In the late 1940s, Robeson, campaigning for the Progressive Party, drove to the heart of the black community in Atlanta. Halting the car in the middle of the street, he stepped out and began to sing: first a Negro spiritual and then "Old Man River," his signature song. As the sound of this deep rich baritone soared upward, crowds poured into the street, leaned out tenement windows, and crawled out onto fire escapes to hear the unmistakable voice of perhaps the most famous American of his day.

Yet only a few years after this triumphant appearance, the U.S. government denied Robeson the right to travel out of the country and Congress cited him for contempt for refusing to answer the questions of the House Un-American Activities Committee. The issuance of the postage stamp is long overdue for a man who was reviled and dishonored by his government and largely forgotten for half a century.
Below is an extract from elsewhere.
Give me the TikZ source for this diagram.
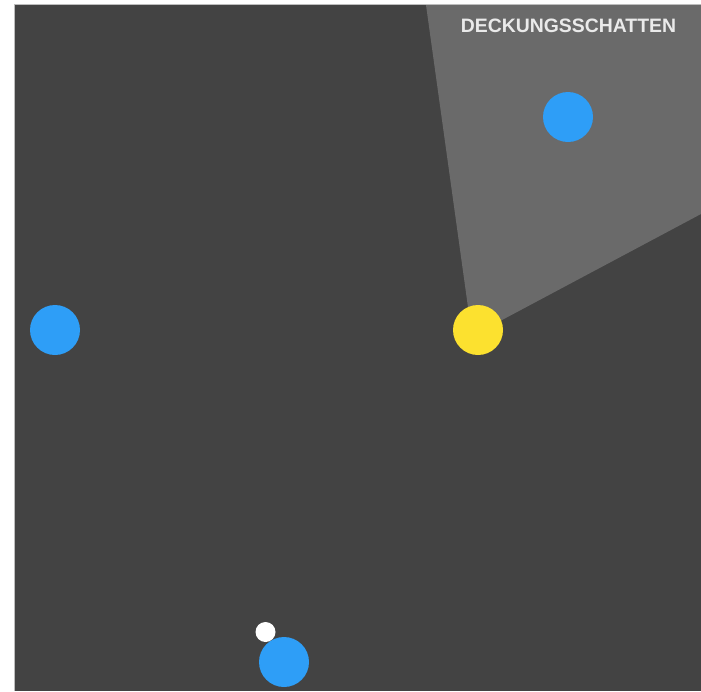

But today, in this time of unrest over potential terrorist attacks, some Americans appear hostile to any fellow citizens whose opinions differ from theirs.

I remember another witch-hunt-­ this time in the 1970s. My friends, Al and Margaret McSurely, active in the civil rights movement, moved to eastern Kentucky to help organize poor people to fight for better working conditions. One night, a car drove by their rural house in Pike County, pausing long enough to throw a homemade bomb that damaged the structure but fortunately not the McSurelys or their infant son.

The bombers were never found. Shortly afterwards the local authorities raided their home, confiscated books and personal papers, and charged the McSurelys with conspiring to overthrow the government of Pike County. Investigators from a U.S. senate committee seeking to find "radicals" responsible for the riots occurring after Dr. Martin Luther King's assassination swept into eastern Kentucky to read the booty collected in the raid– an action the courts later declared illegal.

Eventually, the Senate subpoenaed the McSurelys to produce their papers and talk about the "conspiracy" among civil rights and anti-poverty workers that caused the riots. (The McSurelys were deemed a part of this conspiracy even though they lived several hundred miles away from the closest urban area.)

The McSurelys­ unlike Robeson– were actually cited, prosecuted, and convicted of contempt of Congress. On appeal, though, the convictions were overturned. Al­ then over 50– used a portion of a substantial settlement award to attend law school, and he currently practices civil rights law in North Carolina.

Ironically, at the same time that the U.S. government posthumously honors Robeson, it also questions the motives, integrity, and truthfulness of citizens like Richard Clark who criticize administration terrorism policies. Even some citizens, invoking loyalty to the U.S., question the loyalty of soldiers who reported the abuse in the Iraqi prison scandal. It seems a short distance from the fear of communism in the '50s and urban riots in the '70s­ the fear of the other– to the present focus on terrorism.

Yet freedom of speech is ostensibly what separates us from despotic nations that curb liberty and outlaw opinions different from government or from majority views. In the land of the free, we remain entitled to speak our own minds. Contrary to the hyperbolic title of the so-called Patriot Act, the real patriots are those who are willing to speak their opinions even when their views are not popular.

I'm now older than Robeson was when he appeared before Congress, and I have lost contact with the McSurelys. In the aftermath of 9/11, I­ like other Americans– am scared of terrorists. And just as I didn't know where the communists were in the 1950s, I don't know where the terrorists are today. Potential terrorists need to be identified and caught; but it's a small step from surveillance aimed at terrorists to harassment of people the government suspects for other reasons.

Governmental actions do have a ripple effect not only on those directly affected, but also on all of us– our attitudes and approaches. My own childish encounter with the "communist" Cape Cod house in Arlington reflected the anti-communist witch hunt atmosphere of the '50s. Who knows what were the political views, much less actions, of the person inside the house?

Now that I'm a grandmother, I ponder the effects of the current political atmosphere on my grandchildren. I want them to ask questions, not to parrot the political sound bite of the day. I want them to be independent and speak their minds. I want them to be part of a country that nurtures new and true patriots-­ people unafraid to break the mold and speak their truth. For me, that's what American patriotism is all about.